Problem to solve: Filter these entries, keeping only lines that hold the word "Python".

Extracted records:

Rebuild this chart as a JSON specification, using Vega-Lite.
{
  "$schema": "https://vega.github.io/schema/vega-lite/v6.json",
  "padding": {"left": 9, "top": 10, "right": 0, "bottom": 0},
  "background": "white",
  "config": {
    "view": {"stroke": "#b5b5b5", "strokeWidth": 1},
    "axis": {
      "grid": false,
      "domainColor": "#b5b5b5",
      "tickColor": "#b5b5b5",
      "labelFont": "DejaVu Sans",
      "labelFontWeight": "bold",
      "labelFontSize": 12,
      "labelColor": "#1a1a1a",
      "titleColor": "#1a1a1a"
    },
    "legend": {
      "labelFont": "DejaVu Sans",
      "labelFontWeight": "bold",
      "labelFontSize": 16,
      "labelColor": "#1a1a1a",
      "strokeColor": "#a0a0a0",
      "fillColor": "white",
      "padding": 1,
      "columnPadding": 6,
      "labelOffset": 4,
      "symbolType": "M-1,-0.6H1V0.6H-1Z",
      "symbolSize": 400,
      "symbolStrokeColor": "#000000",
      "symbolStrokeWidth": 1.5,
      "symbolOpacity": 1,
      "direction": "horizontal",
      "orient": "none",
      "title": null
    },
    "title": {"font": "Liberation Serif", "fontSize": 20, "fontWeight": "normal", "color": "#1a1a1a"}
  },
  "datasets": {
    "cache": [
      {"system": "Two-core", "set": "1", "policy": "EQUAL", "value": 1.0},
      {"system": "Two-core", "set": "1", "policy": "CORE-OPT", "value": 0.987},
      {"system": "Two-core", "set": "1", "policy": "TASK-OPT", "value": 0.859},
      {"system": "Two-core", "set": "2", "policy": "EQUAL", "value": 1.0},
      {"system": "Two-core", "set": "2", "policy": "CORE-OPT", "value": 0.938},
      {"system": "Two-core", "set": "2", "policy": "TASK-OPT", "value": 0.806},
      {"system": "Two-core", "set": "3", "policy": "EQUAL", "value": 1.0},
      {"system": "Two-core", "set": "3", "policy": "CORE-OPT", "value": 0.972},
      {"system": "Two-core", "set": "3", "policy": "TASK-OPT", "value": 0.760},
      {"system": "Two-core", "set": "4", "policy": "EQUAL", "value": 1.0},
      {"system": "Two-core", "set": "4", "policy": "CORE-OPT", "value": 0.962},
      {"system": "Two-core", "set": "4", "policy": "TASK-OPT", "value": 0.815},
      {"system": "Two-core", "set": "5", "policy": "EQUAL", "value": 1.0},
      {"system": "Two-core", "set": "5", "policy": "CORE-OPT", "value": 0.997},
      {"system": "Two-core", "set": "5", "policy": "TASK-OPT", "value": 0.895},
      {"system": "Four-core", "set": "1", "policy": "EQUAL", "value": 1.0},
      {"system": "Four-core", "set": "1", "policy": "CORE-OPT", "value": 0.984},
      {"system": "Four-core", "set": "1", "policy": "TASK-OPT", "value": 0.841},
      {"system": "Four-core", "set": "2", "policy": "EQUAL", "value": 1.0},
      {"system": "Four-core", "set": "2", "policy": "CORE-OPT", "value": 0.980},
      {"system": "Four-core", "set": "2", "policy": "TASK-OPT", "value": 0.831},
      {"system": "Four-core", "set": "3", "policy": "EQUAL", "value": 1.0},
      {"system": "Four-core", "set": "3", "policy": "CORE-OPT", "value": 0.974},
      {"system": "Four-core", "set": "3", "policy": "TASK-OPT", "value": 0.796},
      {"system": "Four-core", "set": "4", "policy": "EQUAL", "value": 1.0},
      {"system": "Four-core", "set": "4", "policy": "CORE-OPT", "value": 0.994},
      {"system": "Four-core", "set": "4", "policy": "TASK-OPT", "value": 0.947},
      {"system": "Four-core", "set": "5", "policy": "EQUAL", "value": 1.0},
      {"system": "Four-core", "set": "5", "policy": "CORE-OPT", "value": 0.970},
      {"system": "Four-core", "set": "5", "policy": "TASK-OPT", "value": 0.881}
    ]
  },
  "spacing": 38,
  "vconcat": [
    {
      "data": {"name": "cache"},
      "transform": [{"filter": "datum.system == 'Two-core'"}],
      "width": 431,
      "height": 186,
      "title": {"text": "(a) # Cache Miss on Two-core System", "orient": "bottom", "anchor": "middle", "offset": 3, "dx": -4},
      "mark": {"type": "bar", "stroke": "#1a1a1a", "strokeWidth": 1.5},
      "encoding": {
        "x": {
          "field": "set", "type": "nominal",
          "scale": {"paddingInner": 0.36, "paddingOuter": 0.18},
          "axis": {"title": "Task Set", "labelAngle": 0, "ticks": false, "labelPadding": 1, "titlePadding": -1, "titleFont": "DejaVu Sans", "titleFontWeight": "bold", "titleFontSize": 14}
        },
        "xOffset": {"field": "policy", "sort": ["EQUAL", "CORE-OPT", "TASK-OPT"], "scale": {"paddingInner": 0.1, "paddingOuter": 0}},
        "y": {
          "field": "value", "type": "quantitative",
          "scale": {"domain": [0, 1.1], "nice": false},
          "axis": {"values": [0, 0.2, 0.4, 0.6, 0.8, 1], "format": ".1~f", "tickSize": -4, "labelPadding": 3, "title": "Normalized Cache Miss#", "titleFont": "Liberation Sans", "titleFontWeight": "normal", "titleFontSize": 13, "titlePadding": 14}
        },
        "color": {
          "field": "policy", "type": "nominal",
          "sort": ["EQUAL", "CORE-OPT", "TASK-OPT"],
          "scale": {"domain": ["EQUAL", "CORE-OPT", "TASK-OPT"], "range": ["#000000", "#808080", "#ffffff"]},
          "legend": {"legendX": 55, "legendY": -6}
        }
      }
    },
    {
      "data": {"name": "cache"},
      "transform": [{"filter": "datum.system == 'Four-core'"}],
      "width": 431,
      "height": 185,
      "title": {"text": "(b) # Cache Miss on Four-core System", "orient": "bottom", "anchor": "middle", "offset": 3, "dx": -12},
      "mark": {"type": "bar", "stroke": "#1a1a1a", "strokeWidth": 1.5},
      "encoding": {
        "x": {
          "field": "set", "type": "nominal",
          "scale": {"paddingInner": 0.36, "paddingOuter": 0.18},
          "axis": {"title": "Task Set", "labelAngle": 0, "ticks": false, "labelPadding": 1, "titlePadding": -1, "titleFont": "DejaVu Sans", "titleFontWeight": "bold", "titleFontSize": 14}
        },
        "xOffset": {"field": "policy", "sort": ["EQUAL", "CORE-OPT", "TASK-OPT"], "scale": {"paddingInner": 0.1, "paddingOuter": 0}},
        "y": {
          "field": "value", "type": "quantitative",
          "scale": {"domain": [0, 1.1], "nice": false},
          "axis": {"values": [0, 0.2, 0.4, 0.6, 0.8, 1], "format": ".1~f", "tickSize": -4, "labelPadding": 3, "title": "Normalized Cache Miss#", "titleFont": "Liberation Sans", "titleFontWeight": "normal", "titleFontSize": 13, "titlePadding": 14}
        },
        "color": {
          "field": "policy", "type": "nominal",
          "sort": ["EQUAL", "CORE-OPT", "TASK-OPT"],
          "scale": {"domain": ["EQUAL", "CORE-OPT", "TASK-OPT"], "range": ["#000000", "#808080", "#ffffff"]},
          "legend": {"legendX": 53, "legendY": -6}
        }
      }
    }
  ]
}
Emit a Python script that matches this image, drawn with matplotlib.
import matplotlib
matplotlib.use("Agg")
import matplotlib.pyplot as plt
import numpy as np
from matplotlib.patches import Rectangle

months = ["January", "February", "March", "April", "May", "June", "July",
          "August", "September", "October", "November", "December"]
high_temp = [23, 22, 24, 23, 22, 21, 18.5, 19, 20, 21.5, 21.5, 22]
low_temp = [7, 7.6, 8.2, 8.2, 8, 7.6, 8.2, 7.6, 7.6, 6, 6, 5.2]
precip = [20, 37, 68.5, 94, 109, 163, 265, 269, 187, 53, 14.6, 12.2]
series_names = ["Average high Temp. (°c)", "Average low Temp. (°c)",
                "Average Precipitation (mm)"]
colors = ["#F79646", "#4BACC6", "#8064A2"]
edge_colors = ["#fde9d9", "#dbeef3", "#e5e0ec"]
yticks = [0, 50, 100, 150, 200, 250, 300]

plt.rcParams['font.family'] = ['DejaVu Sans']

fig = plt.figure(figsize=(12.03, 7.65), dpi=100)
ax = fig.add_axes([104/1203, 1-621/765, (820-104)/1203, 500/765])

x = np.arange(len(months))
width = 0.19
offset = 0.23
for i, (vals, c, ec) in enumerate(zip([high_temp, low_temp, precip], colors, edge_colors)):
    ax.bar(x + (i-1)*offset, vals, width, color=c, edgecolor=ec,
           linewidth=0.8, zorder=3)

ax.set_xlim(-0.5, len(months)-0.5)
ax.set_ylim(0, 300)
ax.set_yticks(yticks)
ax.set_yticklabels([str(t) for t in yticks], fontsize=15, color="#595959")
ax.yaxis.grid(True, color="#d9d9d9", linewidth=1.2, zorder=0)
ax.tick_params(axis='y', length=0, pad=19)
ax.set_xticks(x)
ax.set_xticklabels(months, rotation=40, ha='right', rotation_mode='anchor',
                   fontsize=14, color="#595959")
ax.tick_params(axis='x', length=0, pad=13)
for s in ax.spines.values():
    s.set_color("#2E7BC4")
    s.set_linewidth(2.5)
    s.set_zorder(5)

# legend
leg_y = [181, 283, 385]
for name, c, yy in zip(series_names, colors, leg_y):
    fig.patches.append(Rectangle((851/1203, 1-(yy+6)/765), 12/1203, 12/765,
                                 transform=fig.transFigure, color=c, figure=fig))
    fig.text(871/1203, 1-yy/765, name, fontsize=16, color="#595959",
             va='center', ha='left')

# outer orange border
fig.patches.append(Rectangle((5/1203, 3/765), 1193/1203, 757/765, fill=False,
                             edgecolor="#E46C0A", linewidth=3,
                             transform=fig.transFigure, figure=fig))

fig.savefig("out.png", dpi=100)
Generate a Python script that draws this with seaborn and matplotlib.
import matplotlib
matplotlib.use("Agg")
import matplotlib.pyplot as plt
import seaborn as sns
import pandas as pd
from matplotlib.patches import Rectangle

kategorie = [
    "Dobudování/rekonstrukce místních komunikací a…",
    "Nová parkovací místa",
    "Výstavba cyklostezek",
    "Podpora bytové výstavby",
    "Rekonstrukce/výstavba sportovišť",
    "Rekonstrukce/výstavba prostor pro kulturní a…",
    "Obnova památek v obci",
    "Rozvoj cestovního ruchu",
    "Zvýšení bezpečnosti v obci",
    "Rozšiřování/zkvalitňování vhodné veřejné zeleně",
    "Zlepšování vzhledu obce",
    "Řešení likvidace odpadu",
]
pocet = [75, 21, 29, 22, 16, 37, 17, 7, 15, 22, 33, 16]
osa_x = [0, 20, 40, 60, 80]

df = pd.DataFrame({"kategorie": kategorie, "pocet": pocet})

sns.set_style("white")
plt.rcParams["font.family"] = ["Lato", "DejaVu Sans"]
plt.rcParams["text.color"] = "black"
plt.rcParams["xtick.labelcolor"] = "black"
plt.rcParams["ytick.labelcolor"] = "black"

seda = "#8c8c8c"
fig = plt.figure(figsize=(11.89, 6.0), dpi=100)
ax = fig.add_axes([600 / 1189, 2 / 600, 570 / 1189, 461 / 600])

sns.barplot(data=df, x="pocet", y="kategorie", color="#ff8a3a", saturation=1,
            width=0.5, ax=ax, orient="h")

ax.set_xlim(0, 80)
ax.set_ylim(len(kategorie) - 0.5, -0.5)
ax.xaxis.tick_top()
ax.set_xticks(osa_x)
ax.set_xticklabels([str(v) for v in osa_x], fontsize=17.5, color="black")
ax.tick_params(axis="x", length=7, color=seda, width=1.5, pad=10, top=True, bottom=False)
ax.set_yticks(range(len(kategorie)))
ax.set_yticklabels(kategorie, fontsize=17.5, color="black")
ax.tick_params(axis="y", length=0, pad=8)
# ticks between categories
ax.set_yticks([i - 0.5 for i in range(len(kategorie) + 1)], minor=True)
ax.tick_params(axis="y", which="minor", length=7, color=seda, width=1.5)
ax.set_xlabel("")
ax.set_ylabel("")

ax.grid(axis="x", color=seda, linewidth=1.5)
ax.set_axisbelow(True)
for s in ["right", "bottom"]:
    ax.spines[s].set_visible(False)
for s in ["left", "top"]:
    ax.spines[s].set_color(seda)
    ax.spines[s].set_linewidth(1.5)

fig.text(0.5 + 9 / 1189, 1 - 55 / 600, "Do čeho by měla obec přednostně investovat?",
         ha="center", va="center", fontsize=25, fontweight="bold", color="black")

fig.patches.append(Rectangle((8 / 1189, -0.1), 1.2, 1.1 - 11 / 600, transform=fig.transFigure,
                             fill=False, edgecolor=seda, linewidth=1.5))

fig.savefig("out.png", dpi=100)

Answer to the exercise:
Emit a Python script that matches this image, drawn with matplotlib.
Generate a Python script that draws this with seaborn and matplotlib.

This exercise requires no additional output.